Mahkemece görüşüne başvurulan Elektrik- Elektronik yüksek mühendisi bilirkişi 19/08/2016 tarihli raporunda, davacının serbest tüketici olma koşullarını taşıdığını, davacının dava konusu abonelikler için alacağının 207.383,41 TL + %18 KDV=244.712,42 TL olarak hesaplandığını, davacının talebi doğrultusunda bu bedele dava tarihinden itibaren 6183 sayılı kanunun 51. Maddesine göre faiz işletileceğini belirtmiştir.
İnceleme, 6100 sayılı HMK’nun 355.md hükmüne göre istinaf dilekçesinde belirtilen sebeplerle sınırlı olarak ve kamu düzenine aykırı hususların olup olmadığı gözetilerek yapılmıştır.
Dosyadaki yazılara, kararın dayandığı bilgi ve belgelere, özellikle istinaf olunan ilk derece mahkemesi kararında yazılı gerekçelere göre, mahkemece davanın kabulüne karar verilmesinde isabetsizlik görülmediğinden, davacı ve davalı vekillerinin istinaf başvurularının ayrı ayrı ESASTAN REDDİNE karar verilmiştir.

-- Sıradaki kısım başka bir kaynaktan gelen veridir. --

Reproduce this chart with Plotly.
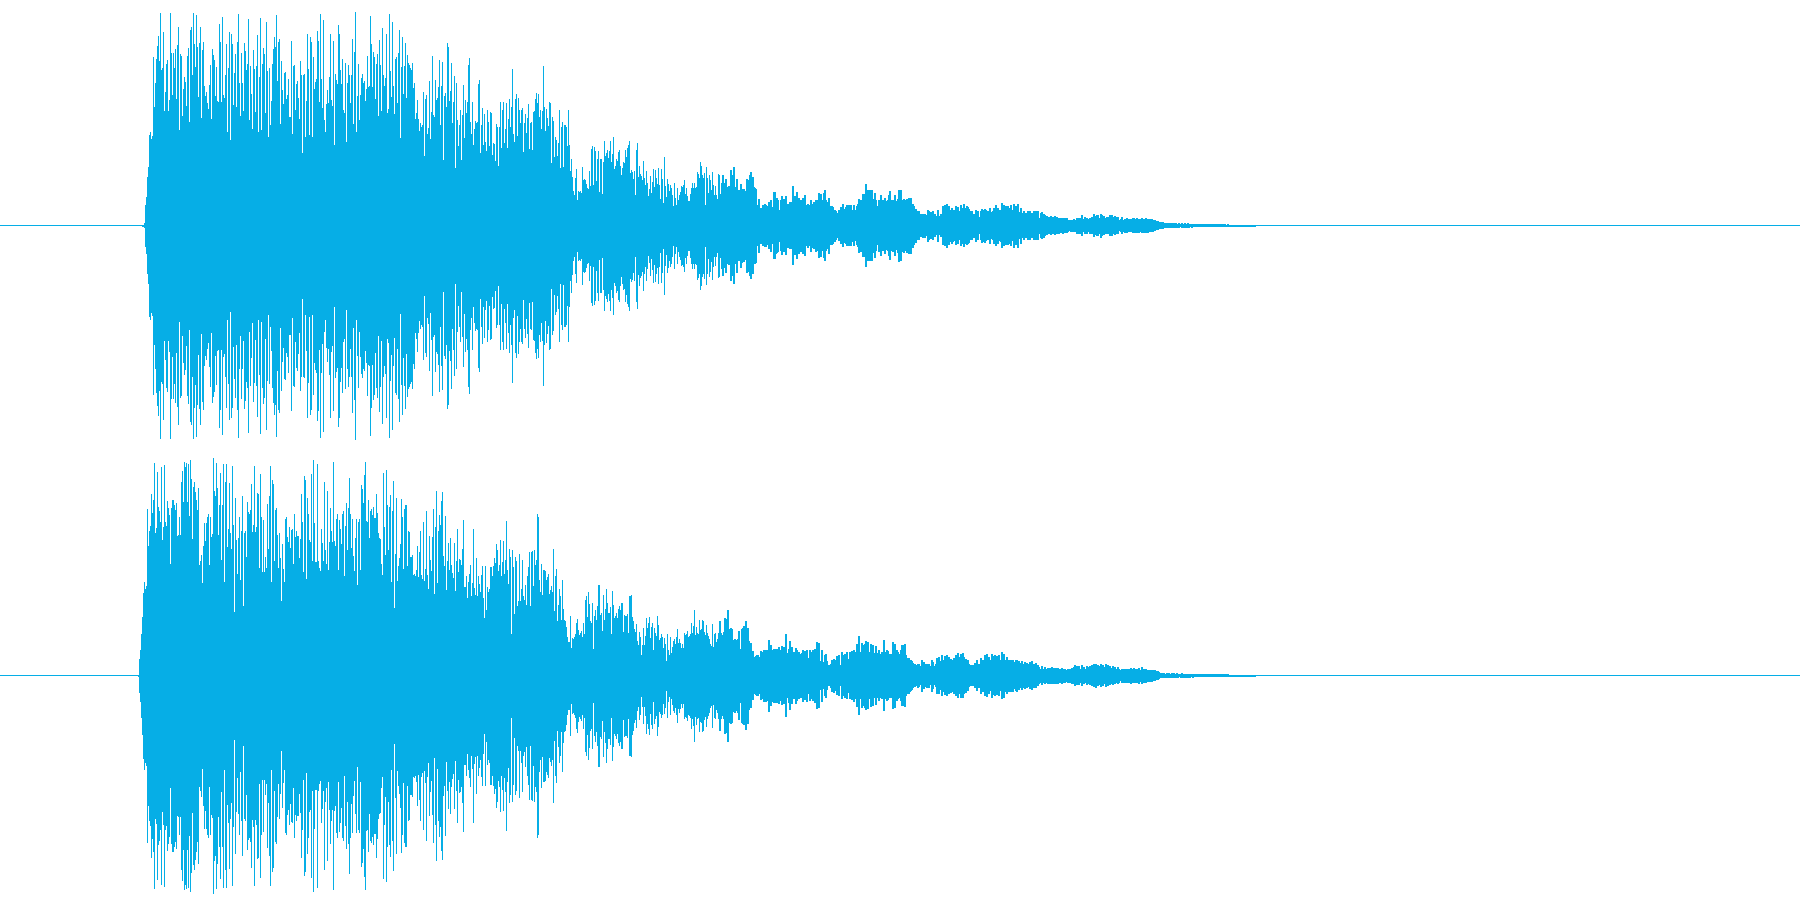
import plotly.graph_objects as go

# Peak readings of the waveform: each entry is the distance of one column's peak
# below a reference level (larger = quieter).  One list per stretch of the recording.
ch1_attack = [672,672,668,612,590,530,500,402,393,414,405,168,318,246,174,135,105,180,36,207,201,93,330,273,189,177,330,297,36,156,282,156,201,144,294,132,78,387,159,165,345,264,228,243,315,165,141,363,87,78,222,36,129,198,42,138,288,126,78,351,147,123,255,285,273,306,324,252,192,354,144,162,177,285,198,300,303,69,123,303,48,282,291,222,129,393,201,93,417,99,129,312,216,159,318,123,39,246,345,156,246,330,126,150,207,189,54,357,195,279,384,147,204,333,195,102,393,228,51,387,189,141,159,336,63,210,408,201,372,300,189,144,108,138,42,240,123,114,369,180,267,309,216,213,294,282,234,348,348,120,399,195,192,327,249,240,291,354,180,222,456,222,219,408,300,99,204,402,108,123,408,168,264,243,234,90,120,303,39,234,321,57,357,393,309,267,306,228,99,297,315,120,432,219,237,249,72,99,207,249,174,327,336,186,423,246,192,222,306,222,114,369,153,33,393,285,189,357,282,231,219,246,240,300,264,165,258,255,45,129,258,153,168,294,189,159,345,117,192,330,81,222,255,231,99,336,324,39,210,288,63,255,339,174,168,306,156,87,411,198,108,279,195,126,291,162,186,192,201,207,186,261,246,354,336,297,354,390]
ch1_body = [366,378,372,273,465,294,282,399,381,240,414,333,165,342,348,237,297,291,258,177,372,255,183,477,285,276,318,126,138,300,270,186,366,303,225,501,246,357,435,372,327,477,342,252,411,297,336,303,192,171,363,399,303,432,384,360,366,363,249,237,456,372,321,432,339,423,450,327,363,435,333,336,462,426,429,480,369,378,495,378,303,441,327,303,426,384,306,441,354,294,378,318,204,399,423,294,279,405,291,327,366,327,321,453,366,339,396,351,309,444,366,363,447,333,330,294,276,306,279,348,327,384,330,195,318,390,324,351,375,303,306,486,348,360,468,408,417,465,426,327,501,378,363,498,372,372,378,435,327,432,510,474,528,570,582,531,504,597,570,573,570,576,498,537,534,537,549,561,564,510,555,444,435,552,438,450,540,474,450,573,474,474,579,483,420,465,456,447,471,450,420,483,459,408,504,495,474,480,453,447,495,522,501,483,486,447,468,441,432,420,516,507,513,534,510,582,447,426,528,495,519,525,537,480,531,552,510,546,585,564,525,576,543,504,558,507,531,549,501,552,594,504,534,606,468,555,588,534,549,570,552,561,582,615,546,591,612,561,597,582,573,555,558,552,537,579,561,585,600,600,579,561,546,561,546,561,558,513,519,531,483,495,522,531,516,612,498,531,576,522,537,567,513,552,582,555,582,594,519,522]
ch1_decay = [220,187,165,260,188,175,258,200,197,206,150,165,190,141,200,230,175,214,210,190,205,208,206,212,245,175,178,250,165,156,207,170,200,202,205,255,270,235,262,278,255,265,252,253,258,265,245,260,238,262,260,216,216,232,233,238,268,240,228,272,237,252,228,252,250,250,245,245,255,198,272,228,250,216,258,232,238,255,232,262,225,275,255,250,255,262,238,250,260,245,248,238,240,245,218,222,245,240,218,210,240,245,272,232,258,265,258,260,288,268,272,278,282,270,260,285,252,265,272,260,255,270,255,275,255,278,268,255,270,275,258,252,235,238,258,222,245,222,192,222,210,232,210,240,210,235,242,218,240,262,258,238,225,262,240,250,232,245,242,240,225,213,240,262,238,240,225,250,242,235,208,210,258,238,235,240,262,235,238,232,260,232,252,250,258,268,265,278,272,272,282,290,280,292,280,285,292,268,272,280,275,295,272,285,282,288,292,268,288,282,285,258,265,255,272,250,262,258,275,268,262,268,272,270,258,272,260,272,255,272,262,252,262,270,258,260,265,272,278,272,282,280,292,268,282,272,290,272,265,292,268,265,270,282,272,282,262,275,285,272,262,270,255,268,262,270,268,248,270,255,272,258,272,258,272,262,255,275,270,250,270,258,272,250,275,262,288,278,272,278,278,280,272,285,272,285,278,285,272,278,272,290,272,292,278,275,290,280,285,292,288,290,290,292,288,290,290,292,288,292,290,292,292,294,294,292,294,294,294,294,298,306,300,298,298,302,296,298,298,292,292,292,292,285,296,296,290,294,292,298,296,292,298,290,292,282,290,288,285,285,292,280,285,292,288,292,296,290,298,290,284,296,285,298,290,288,300,290,290,300,296,290,302,298,295,296,293,296,296,296,300,296,294,294,296,295,294,296,295,296,294,296,295,297,294,296,295,297,296,298,296,298,300,299,302,304,303,306,305,308,306,308,310,309,310,308,310,309,311,309,310,308,310,309,311,310,309,311,309,310,311,309,310,311,309,310,311,311,310,311,311,312,311,312,312,311,312,312,312,312,312,312,312,312,312,312,312,312,312,312,312,312,312,312,312,312,312,312,313,312,313,313,312,313,313,313,314,313,314,314,313,314,314,313,314,314,313,314,314,314,313,314,314,314,314,314,314,314,314]

ch2_attack = [672,624,597,549,498,426,393,414,405,174,285,240,225,129,186,147,36,246,231,63,168,180,213,48,267,228,42,213,225,150,171,192,339,171,147,147,162,177,156,255,252,198,252,93,60,153,33,48,36,153,39,195,27,84,264,108,93,123,147,177,111,342,330,312,396,285,216,270,216,198,189,342,198,258,249,21,120,135,36,111,252,162,66,327,162,39,393,93,39,288,234,96,246,294,45,222,483,141,267,369,261,198,387,240,135,465,246,240,318,153,183,189,177,99,243,222,45,243,228,126,129,351,69,198,363,207,363,318,351,159,294,135,45,393,87,99,330,177,171,252,351,246,321,450,279,354,393,204,198,258,273,228,291,237,234,339,189,258,240,255,255,321,264,129,213,363,75,87,384,141,189,267,273,69,330,27,216,333,333,39,330,351,360,234,276,330,93,297,339,120,357,273,171,240,273,33,270,285,204,189,357,207,234,279,189,180,375,225,156,297,171,81,189,291,204,315,360,261,204,402,213,204,357,102,114,156,72,33,210,213,147,261,180,174,192,168,201,201,129,186,246,261,264,339,372,66,228,312,57,162,297,168,132,393,180,90,471,309,141,390,345,321,279,144,198,354,174,162,162,345,240,243,318,318,312,372,369,375,357,285,378,303]
ch2_body = [240,372,384,213,390,354,180,372,414,255,327,360,258,174,429,228,120,396,240,192,222,150,123,315,345,195,417,330,276,357,261,342,366,381,276,420,330,234,363,324,327,342,294,207,408,408,375,441,393,369,342,435,396,234,411,432,321,435,375,399,423,372,345,441,501,345,477,408,423,414,348,348,375,345,321,336,279,297,360,342,267,375,333,270,369,327,210,357,399,294,318,549,297,348,489,318,330,465,450,309,450,414,327,435,447,402,462,375,348,303,465,303,300,405,297,342,327,189,198,387,423,339,432,357,357,360,387,378,369,429,417,405,423,294,480,375,354,510,462,414,435,507,387,474,507,510,528,558,573,573,495,591,561,564,558,549,516,504,537,552,546,540,558,516,549,447,435,498,423,459,510,516,456,594,495,477,507,465,402,402,492,486,540,432,507,474,414,456,486,486,468,549,420,462,501,495,486,501,474,465,477,456,456,543,492,495,495,489,546,435,435,432,498,510,534,543,519,570,582,543,558,612,582,531,582,555,501,531,516,498,561,528,516,597,531,546,555,495,522,567,561,549,558,591,561,579,630,549,597,612,558,606,588,570,564,579,558,534,576,564,576,591,579,591,546,552,549,540,558,555,549,516,546,525,477,552,528,546,549,507,537,534,507,510,543,552,522,546,555,564,579,585,519,588,549,546,573,564,546,540,510,546]
ch2_decay = [112,105,112,95,52,55,110,28,85,135,82,85,135,118,115,135,120,115,92,145,85,82,78,152,62,122,82,122,135,128,165,152,170,182,168,165,165,170,152,155,172,148,170,148,175,150,118,180,135,148,178,145,170,145,150,145,140,150,138,165,140,168,102,158,175,145,122,142,140,162,155,192,142,150,182,155,160,158,148,155,152,172,148,172,178,150,182,155,150,158,145,188,125,190,128,182,148,205,185,165,160,182,198,195,195,190,178,195,175,188,180,168,175,165,195,155,165,180,160,165,155,175,185,155,160,152,158,148,155,160,132,145,108,155,128,135,155,130,122,160,125,155,160,132,165,135,158,190,138,158,175,150,160,155,162,120,170,155,150,152,165,160,162,160,125,165,130,170,150,155,160,150,135,165,135,132,165,172,172,172,178,180,182,188,195,192,195,198,190,192,198,178,192,185,195,192,190,192,190,198,205,178,185,198,198,192,172,195,170,182,165,182,178,168,172,165,188,170,185,175,178,182,172,178,165,185,158,170,160,175,158,170,175,175,182,180,192,195,208,195,205,195,188,205,180,195,190,172,195,178,185,165,185,162,178,170,180,182,160,178,168,165,182,168,175,165,180,155,180,160,182,178,170,185,178,188,178,192,178,185,190,180,178,185,182,188,182,198,190,185,200,188,192,200,185,195,182,205,190,198,188,208,195,200,205,198,205,208,200,205,205,202,205,202,205,200,205,202,202,205,202,202,205,205,202,205,205,205,208,212,205,210,205,208,202,210,200,195,205,198,205,198,205,195,208,200,208,205,198,208,200,198,205,195,200,192,205,190,205,195,198,192,205,195,205,200,192,205,195,205,198,205,202,198,208,200,205,205,200,205,210,205,205,205,205,208,205,208,205,208,202,205,208,203,205,208,205,208,202,208,200,210,205,210,205,210,208,212,208,212,208,210,212,210,212,214,212,216,218,219,220,219,220,220,219,220,219,220,221,219,220,219,221,220,219,220,221,220,219,220,221,220,220,221,220,221,220,221,221,220,221,221,221,221,221,221,221,221,221,221,221,221,221,221,221,221,221,221,221,221,221,221,221,222,221,222,222,221,222,222,222,223,222,223,223,223,224,223,224,224,223,224,224,223,224,224,223,224,224,224,223,224,224,224,224,224,224,224,224]

TAIL_REF = 675          # reference level of the attack and body readings
CH1_DECAY_REF = 316     # reference level of channel 1's decay readings
CH2_DECAY_REF = 226     # reference level of channel 2's decay readings
FULL_SCALE = 675

COLOR = "#06AEE6"
DECAY_STEP = 3 / 2.85


def channel(attack, body, decay, decay_ref, attack_start):
    xs, amps = [], []
    for i, d in enumerate(attack):
        xs.append(attack_start + i + 0.5)
        amps.append((TAIL_REF - d) / FULL_SCALE)
    for i, d in enumerate(body):
        xs.append(420 + i + 0.5)
        amps.append((TAIL_REF - d) / FULL_SCALE)
    for i, d in enumerate(decay):
        xs.append(720 + (i + 0.5) * DECAY_STEP)
        amps.append((decay_ref - d) / FULL_SCALE)
    return xs, amps


x1, a1 = channel(ch1_attack, ch1_body, ch1_decay, CH1_DECAY_REF, 142)
x2, a2 = channel(ch2_attack, ch2_body, ch2_decay, CH2_DECAY_REF, 138)

fig = go.Figure()
for xs, amps, xa, ya in ((x1, a1, "x", "y"), (x2, a2, "x2", "y2")):
    widths = [1.06 if x > 720 else 1 for x in xs]
    fig.add_trace(go.Bar(x=xs, y=[2 * a for a in amps], base=[-a for a in amps],
                         width=widths, marker=dict(color=COLOR, line=dict(width=0)),
                         xaxis=xa, yaxis=ya, hoverinfo="skip", showlegend=False))
    fig.add_trace(go.Scatter(x=[0, 1800], y=[0, 0], mode="lines",
                             line=dict(color=COLOR, width=1),
                             xaxis=xa, yaxis=ya, hoverinfo="skip", showlegend=False))

axis = dict(visible=False, fixedrange=True, showgrid=False, zeroline=False)
yrange = [-449 / 450, 451 / 450]
fig.update_layout(
    width=1800, height=900, autosize=False,
    margin=dict(l=0, r=0, t=0, b=0, pad=0),
    paper_bgcolor="white", plot_bgcolor="white",
    bargap=0, barmode="overlay", showlegend=False,
    xaxis=dict(axis, range=[0, 1800], domain=[0, 1], anchor="y"),
    yaxis=dict(axis, range=yrange, domain=[0.5, 1], anchor="x"),
    xaxis2=dict(axis, range=[0, 1800], domain=[0, 1], anchor="y2"),
    yaxis2=dict(axis, range=yrange, domain=[0, 0.5], anchor="x2"),
)
fig.write_html("out.html", config={"displayModeBar": False},
               post_script="document.body.style.margin='0';document.documentElement.style.overflow='hidden';")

HÜKÜM : Yukarıda açıklanan nedenler ile;
1)-Davacı ile davalı vekillerinin istinaf başvurularının HMK.’nun 353/1-b.1 maddesi gereğince ayrı ayrı ESASTAN REDDİNE,
2-Eksik alınan 4,90 TL istinaf harcının davacıdan tahsili ile Hazineye irat kaydına,
3-Harçlar Kanunu uyarınca alınması gereken 16.226,40 TL harçtan davalı tarafından yatırılan 4.056,60 TL nin mahsubu ile bakiye 12.169,80 TL nispi karar ilam harcının davalıdan alınarak hazineye irat kaydına,
4-İstinaf yargılama giderlerinin istinaf kanun yoluna başvuranlar üzerinde bırakılmasına,
Dosya üzerinde yapılan inceleme neticesinde 6100 sayılı HMK’nın 361/1. maddesi gereğince kararın tebliğ tarihinden itibaren iki hafta içinde temyiz yolu açık olmak üzere, 16/03/2021 tarihinde oybirliği ile karar verildi.

İş Bu Karar İlamı E-İmza ile İmzalanmıştır.